## Material provided
********************

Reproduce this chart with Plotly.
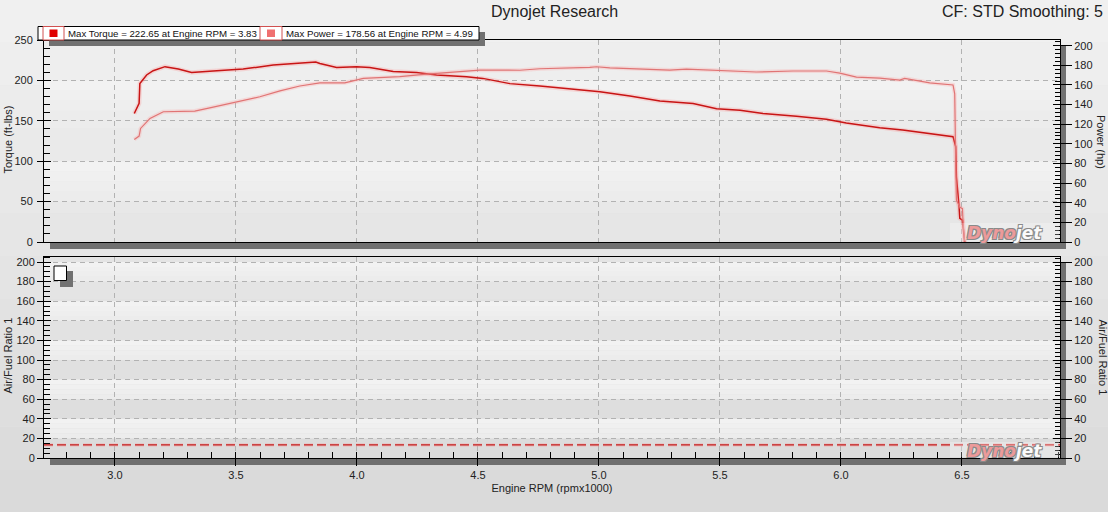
import plotly.graph_objects as go

# ---------------- data ----------------
torque_rpm = [3.080, 3.100, 3.103, 3.131, 3.158, 3.207, 3.262, 3.317, 3.406, 3.530, 3.654, 3.744,
              3.830, 3.847, 3.916, 3.998, 4.053, 4.150, 4.246, 4.329, 4.453, 4.520, 4.632, 4.756,
              4.880, 5.004, 5.128, 5.252, 5.389, 5.486, 5.583, 5.678, 5.816, 5.940, 6.022, 6.160,
              6.255, 6.367, 6.463, 6.474, 6.477, 6.488, 6.491, 6.502, 6.511]
torque = [159, 171.6, 196, 206.7, 212, 217, 214, 209.7, 211.6, 214, 219, 221,
          222.65, 221, 216, 217, 216, 211, 209.7, 206.7, 204.6, 202.5, 196, 193,
          189, 185.8, 180.8, 174.6, 171.3, 165, 163, 159, 155.7, 152, 147.4, 141.5,
          138.6, 133.7, 130.4, 118, 80.8, 43.7, 29.3, 27, 0]

power_rpm = [3.080, 3.100, 3.106, 3.145, 3.200, 3.330, 3.392, 3.503, 3.599, 3.682, 3.764, 3.847,
             3.950, 4.026, 4.177, 4.288, 4.425, 4.508, 4.673, 4.756, 4.962, 4.990, 5.045, 5.155,
             5.292, 5.361, 5.471, 5.595, 5.650, 5.802, 5.940, 5.995, 6.064, 6.160, 6.243, 6.263,
             6.367, 6.463, 6.470, 6.474, 6.477, 6.491, 6.502, 6.504, 6.511]
power = [104.5, 107.9, 115.7, 125.9, 132.7, 133.4, 136.7, 142.9, 148, 154, 158.9, 162.2,
         162.2, 166.7, 168.4, 171.1, 173.5, 175.2, 175, 176.5, 178, 178.56, 177.5, 176.5,
         175.2, 176.2, 175.2, 174.2, 173.2, 174.2, 174.2, 172, 168, 167, 165, 166.7,
         162.2, 160, 151, 83, 42.6, 35.7, 34, 22, 0]

afr_target = 13.3

x_range = [2.707, 6.905]
torque_range = [0, 250]
power_range = [0, 205.8]
afr_range = [0, 205.1]

title_text = "Dynojet Research"
cf_text = "CF: STD Smoothing: 5"

# ---------------- geometry helpers ----------------
W_FIG, H_FIG = 1108, 512
PL, PR, PT, PB = 44, 1060, 40, 458
PW, PH = PR - PL, PB - PT


def px(x):
    return (x - PL) / PW


def py(y):
    return (PB - y) / PH


top_dom = [py(242), 1.0]
bot_dom = [0.0, py(257)]

FONT = "Liberation Sans, Arial, sans-serif"
TXT = "#222222"
GRID = "#b2b2b2"

fig = go.Figure()

# halos + lines, top panel
fig.add_trace(go.Scatter(x=torque_rpm, y=torque, mode="lines", xaxis="x", yaxis="y",
                         line=dict(color="rgba(255,130,130,0.25)", width=4.5), hoverinfo="skip",
                         showlegend=False))
fig.add_trace(go.Scatter(x=power_rpm, y=power, mode="lines", xaxis="x", yaxis="y2",
                         line=dict(color="rgba(255,150,150,0.25)", width=4), hoverinfo="skip",
                         showlegend=False))
fig.add_trace(go.Scatter(x=power_rpm, y=power, mode="lines", xaxis="x", yaxis="y2",
                         line=dict(color="#e07474", width=1.2), name="Power", showlegend=False))
fig.add_trace(go.Scatter(x=torque_rpm, y=torque, mode="lines", xaxis="x", yaxis="y",
                         line=dict(color="#c81414", width=1.5), name="Torque", showlegend=False))

# AFR target dashed line, bottom panel
fig.add_trace(go.Scatter(x=x_range, y=[afr_target, afr_target], mode="lines", xaxis="x2", yaxis="y3",
                         line=dict(color="rgba(255,140,140,0.3)", width=3.5, dash="9px,4px"),
                         hoverinfo="skip", showlegend=False))
fig.add_trace(go.Scatter(x=x_range, y=[afr_target, afr_target], mode="lines", xaxis="x2", yaxis="y3",
                         line=dict(color="#c41a1a", width=1.2, dash="9px,4px"),
                         showlegend=False, name="Air/Fuel Ratio 1"))

# placeholder traces so the secondary / overlay tick axes are drawn
for xa, ya in [("x2", "y4"), ("x", "y5"), ("x", "y6"), ("x2", "y7"), ("x2", "y8")]:
    fig.add_trace(go.Scatter(x=[None], y=[None], xaxis=xa, yaxis=ya, showlegend=False,
                             hoverinfo="skip", mode="lines"))

tickfont = dict(family=FONT, size=11, color=TXT)

common_x = dict(range=x_range, tick0=3.0, dtick=0.5, showgrid=True, gridcolor=GRID,
                griddash="5px,4px", gridwidth=1, showline=True, mirror=True, linecolor="black",
                linewidth=1, zeroline=False)

layout = dict(
    width=W_FIG, height=H_FIG,
    margin=dict(l=PL, r=W_FIG - PR, t=PT, b=H_FIG - PB),
    paper_bgcolor="#e6e6e6",
    plot_bgcolor="#e2e2e2",
    showlegend=False,
    font=dict(family=FONT, size=11, color=TXT),
    xaxis=dict(domain=[0, 1], anchor="y", showticklabels=False, ticks="", **common_x),
    xaxis2=dict(domain=[0, 1], anchor="y3", showticklabels=True, tickformat=".1f",
                ticks="outside", ticklen=7, tickcolor="black", tickfont=tickfont,
                minor=dict(dtick=0.1, ticks="inside", ticklen=6, tickcolor="black", showgrid=False),
                title=dict(text="Engine RPM (rpmx1000)", font=dict(family=FONT, size=11, color=TXT),
                           standoff=4),
                **common_x),
    yaxis=dict(domain=top_dom, anchor="x", range=torque_range, dtick=50, tick0=0,
               ticks="outside", ticklen=6, tickcolor="black", tickfont=tickfont,
               minor=dict(dtick=10, ticks="inside", ticklen=6, tickcolor="black", showgrid=False),
               showgrid=True, gridcolor=GRID, griddash="5px,4px", showline=True, mirror=True,
               linecolor="black", linewidth=1, zeroline=False, ticklabelstandoff=2),
    yaxis2=dict(overlaying="y", side="right", anchor="x", range=power_range, dtick=20, tick0=0,
                ticks="outside", ticklen=11, tickcolor="black", tickfont=tickfont,
                minor=dict(dtick=4, ticks="inside", ticklen=5, tickcolor="black", showgrid=False),
                showgrid=False, showline=True, linecolor="black", zeroline=False),
    yaxis3=dict(domain=bot_dom, anchor="x2", range=afr_range, dtick=20, tick0=0,
                ticks="outside", ticklen=6, tickcolor="black", tickfont=tickfont,
                minor=dict(dtick=5, ticks="inside", ticklen=6, tickcolor="black", showgrid=False),
                showgrid=True, gridcolor=GRID, griddash="5px,4px", showline=True, mirror=True,
                linecolor="black", linewidth=1, zeroline=False),
    yaxis4=dict(overlaying="y3", side="right", anchor="x2", range=afr_range, dtick=20, tick0=0,
                ticks="outside", ticklen=11, tickcolor="black", tickfont=tickfont,
                minor=dict(dtick=4, ticks="inside", ticklen=5, tickcolor="black", showgrid=False),
                showgrid=False, showline=True, linecolor="black", zeroline=False),
    yaxis5=dict(overlaying="y", side="left", anchor="x", range=torque_range, dtick=50, tick0=0,
                ticks="inside", ticklen=7, tickcolor="black", showticklabels=False,
                showgrid=False, showline=False, zeroline=False),
    yaxis6=dict(overlaying="y", side="right", anchor="x", range=power_range, dtick=20, tick0=0,
                ticks="inside", ticklen=7, tickcolor="black", showticklabels=False,
                showgrid=False, showline=False, zeroline=False),
    yaxis7=dict(overlaying="y3", side="left", anchor="x2", range=afr_range, dtick=20, tick0=0,
                ticks="inside", ticklen=7, tickcolor="black", showticklabels=False,
                showgrid=False, showline=False, zeroline=False),
    yaxis8=dict(overlaying="y3", side="right", anchor="x2", range=afr_range, dtick=20, tick0=0,
                ticks="inside", ticklen=7, tickcolor="black", showticklabels=False,
                showgrid=False, showline=False, zeroline=False),
)
fig.update_layout(**layout)

shapes = []

# paper background vertical gradient
n_strips = 12
for i in range(n_strips):
    y0 = i * H_FIG / n_strips
    y1 = (i + 1) * H_FIG / n_strips
    c = int(240 - (240 - 218) * i / (n_strips - 1))
    shapes.append(dict(type="rect", xref="paper", yref="paper", x0=px(0), x1=px(W_FIG),
                       y0=py(y1), y1=py(y0), fillcolor=f"rgb({c},{c},{c})", line_width=0,
                       layer="below"))

# light alternating bands inside plots
for lo, hi in [(150, 200), (50, 100)]:
    for k in range(4):
        a = lo + (hi - lo) * k / 4
        b = lo + (hi - lo) * (k + 1) / 4
        c = 236 + k * 2
        shapes.append(dict(type="rect", xref="x", yref="y", x0=x_range[0], x1=x_range[1],
                           y0=a, y1=b, fillcolor=f"rgb({c},{c},{c})", line_width=0, layer="below"))
for lo in range(180, -1, -40):
    hi = lo + 20
    for k in range(4):
        a = lo + (hi - lo) * k / 4
        b = lo + (hi - lo) * (k + 1) / 4
        c = 236 + k * 2
        shapes.append(dict(type="rect", xref="x2", yref="y3", x0=x_range[0], x1=x_range[1],
                           y0=a, y1=b, fillcolor=f"rgb({c},{c},{c})", line_width=0, layer="below"))

SH = "#717171"
# panel shadows
for (top, bot) in [(40, 242), (257, 458)]:
    shapes.append(dict(type="rect", xref="paper", yref="paper", x0=px(50), x1=px(1066),
                       y0=py(bot + 7), y1=py(bot), fillcolor=SH, line_width=0, layer="below"))
    shapes.append(dict(type="rect", xref="paper", yref="paper", x0=px(1060), x1=px(1066),
                       y0=py(bot + 7), y1=py(top + 6), fillcolor=SH, line_width=0, layer="below"))

# watermark backgrounds
for (wt, wb) in [(223, 241), (442, 457)]:
    shapes.append(dict(type="rect", xref="paper", yref="paper", x0=px(950), x1=px(1059),
                       y0=py(wb), y1=py(wt), fillcolor="rgba(255,255,255,0.25)", line_width=0,
                       layer="above"))

# top legend box (shadow + box + swatches)
shapes.append(dict(type="rect", xref="paper", yref="paper", x0=px(49), x1=px(485),
                   y0=py(46), y1=py(32), fillcolor=SH, line_width=0, layer="above"))
shapes.append(dict(type="rect", xref="paper", yref="paper", x0=px(38), x1=px(479),
                   y0=py(40), y1=py(26.5), fillcolor="white", line=dict(color="black", width=1),
                   layer="above"))
for (bx0, bx1, col) in [(43, 64, "#e00000"), (260, 282, "#f07070")]:
    shapes.append(dict(type="rect", xref="paper", yref="paper", x0=px(bx0), x1=px(bx1),
                       y0=py(40), y1=py(26.5), fillcolor="white",
                       line=dict(color="#d05050", width=1), layer="above"))
    cx = (bx0 + bx1) / 2
    shapes.append(dict(type="rect", xref="paper", yref="paper", x0=px(cx - 4), x1=px(cx + 4),
                       y0=py(37), y1=py(29.5), fillcolor=col, line_width=0, layer="above"))

# AFR legend square
shapes.append(dict(type="rect", xref="paper", yref="paper", x0=px(60), x1=px(73),
                   y0=py(287), y1=py(271), fillcolor=SH, line_width=0, layer="above"))
shapes.append(dict(type="rect", xref="paper", yref="paper", x0=px(54), x1=px(66.5),
                   y0=py(280.5), y1=py(266), fillcolor="white", line=dict(color="black", width=1),
                   layer="above"))

fig.update_layout(shapes=shapes)

# ---------------- annotations ----------------
imax_t = max(range(len(torque)), key=lambda i: torque[i])
imax_p = max(range(len(power)), key=lambda i: power[i])
leg1 = f"Max Torque = {torque[imax_t]:.2f} at Engine RPM = {torque_rpm[imax_t]:.2f}"
leg2 = f"Max Power = {power[imax_p]:.2f} at Engine RPM = {power_rpm[imax_p]:.2f}"

ann = []


def A(text, x, y, size=11, xanchor="center", angle=0, color=TXT, **kw):
    ann.append(dict(text=text, x=px(x), y=py(y), xref="paper", yref="paper", showarrow=False,
                    xanchor=xanchor, yanchor="middle", textangle=angle,
                    font=dict(family=FONT, size=size, color=color, **kw)))


A(title_text, 554, 11, size=16)
A(cf_text, 1105, 11, size=16, xanchor="right")
A(leg1, 66, 33.5, size=9.7, xanchor="left", color="#111111")
A(leg2, 284, 33.5, size=9.7, xanchor="left", color="#111111")
A("Torque (ft-lbs)", 7.5, 140, angle=-90)
A("Power (hp)", 1101.5, 141.5, angle=90)
A("Air/Fuel Ratio 1", 7.5, 356, angle=-90)
A("Air/Fuel Ratio 1", 1102.5, 357, angle=90)

wm = ("<b><i><span style='color:#ec9a9a'>Dyno</span>"
      "<span style='color:#fafafa'>jet</span></i></b>")
for yc in [233, 450.5]:
    ann.append(dict(text=wm, x=px(1004), y=py(yc), xref="paper", yref="paper", showarrow=False,
                    xanchor="center", yanchor="middle",
                    font=dict(family="DejaVu Sans, sans-serif", size=17,
                              shadow="1px 1px 0 #8a8a8a, -1px -1px 0 #8a8a8a, 1px -1px 0 #8a8a8a, -1px 1px 0 #8a8a8a")))

fig.update_layout(annotations=ann)

fig.write_html("out.html", config={"displayModeBar": False},
               post_script="document.body.style.margin='0px';document.body.style.overflow='hidden';")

********************

## Required work
From the first line above down to the line with "138.6, 133.7, 130.4, 118, 80.8, 43.7, 29.3, 27, 0]", reproduce every line and no others, omitting pictures.

## Task result
Reproduce this chart with Plotly.
import plotly.graph_objects as go

# ---------------- data ----------------
torque_rpm = [3.080, 3.100, 3.103, 3.131, 3.158, 3.207, 3.262, 3.317, 3.406, 3.530, 3.654, 3.744,
              3.830, 3.847, 3.916, 3.998, 4.053, 4.150, 4.246, 4.329, 4.453, 4.520, 4.632, 4.756,
              4.880, 5.004, 5.128, 5.252, 5.389, 5.486, 5.583, 5.678, 5.816, 5.940, 6.022, 6.160,
              6.255, 6.367, 6.463, 6.474, 6.477, 6.488, 6.491, 6.502, 6.511]
torque = [159, 171.6, 196, 206.7, 212, 217, 214, 209.7, 211.6, 214, 219, 221,
          222.65, 221, 216, 217, 216, 211, 209.7, 206.7, 204.6, 202.5, 196, 193,
          189, 185.8, 180.8, 174.6, 171.3, 165, 163, 159, 155.7, 152, 147.4, 141.5,
          138.6, 133.7, 130.4, 118, 80.8, 43.7, 29.3, 27, 0]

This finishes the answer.